Christian Salvesen faces takeover bid

UK logistics operator, Christian Salvesen has announced that it has received what it terms as ‘unsolicited interest’ from a financial buyer regarding a possible bid for the company. The buyer has not yet been named.

The announcement has followed a difficult year for the company which included a profit warning in February. Management warned that profits were likely to be 20% lower than expectations due in part to its poorly performing German operation. This has since been sold for a nominal fee to its management. The company also revealed that it was having problems in its core UK market which also prompted a re-structuring with the consumer and industrial divisions being merged.

This is not the first time that Salvesen has faced takeover bids – the company has been the target of two other acquisition attempts in the last seven years.

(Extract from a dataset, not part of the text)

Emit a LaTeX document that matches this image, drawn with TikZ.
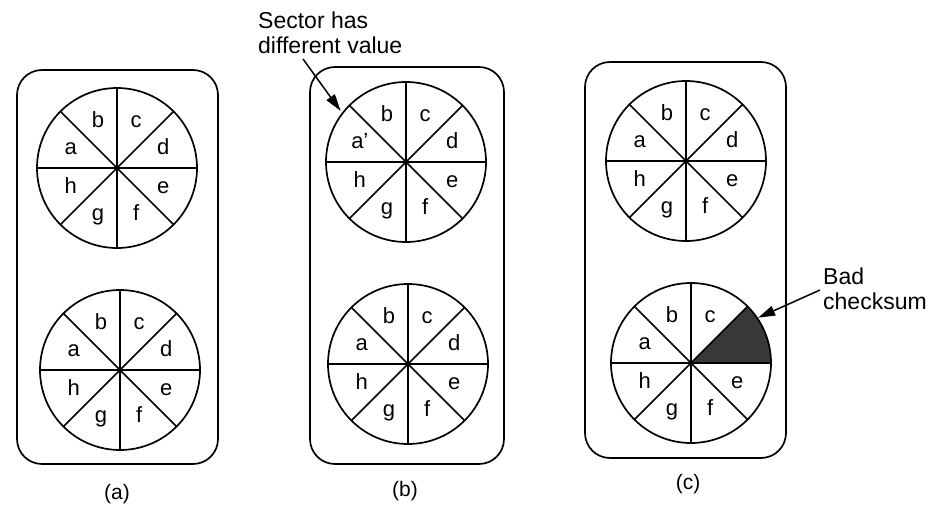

In 1996 Hays attempted to buy Salvesen but its offer was controversially refused. In 2000 another bid was made, this time by a Swedish investment fund, AB Custos and a venture capital group, Doughty Hansen. The price offered at the time for the group was 200p – almost 3.5 times Salvesen’s share price on Wednesday before talk of a takeover bid took it 15% higher. However the management also rebuffed these approaches, believing that the price offered did not match the true value of the company.

AB Custos, the company behind the last bid, still holds 9.1% of Salvesen’s shares and at the time made it clear that it had put the management on notice that it must ‘deliver better value to shareholders in the near term.’ This left financial analysts clear that AB Custos would re-consider bidding should the share price and performance continued to deteriorate. However the fact that AB Custos has since then sold off part of its shareholding might suggest that there could be a third party buyer involved. Any prsospective bidder would still need to win over the Salvesen family which is believed to own around a third of the shares in the company.

Despite recent problems and a fall in the share price it should be noted that the company remains highly profitable compared with the rest of the UK contract logistics industry. Recent research to be published next week by Transport Intelligence has found that Christian Salvesen has the highest operating profits (EBIT) of the top ten largest logistics companies in the UK. However this may not be enough to prevent shareholders from accepting any offer which provides them with a substantial premium.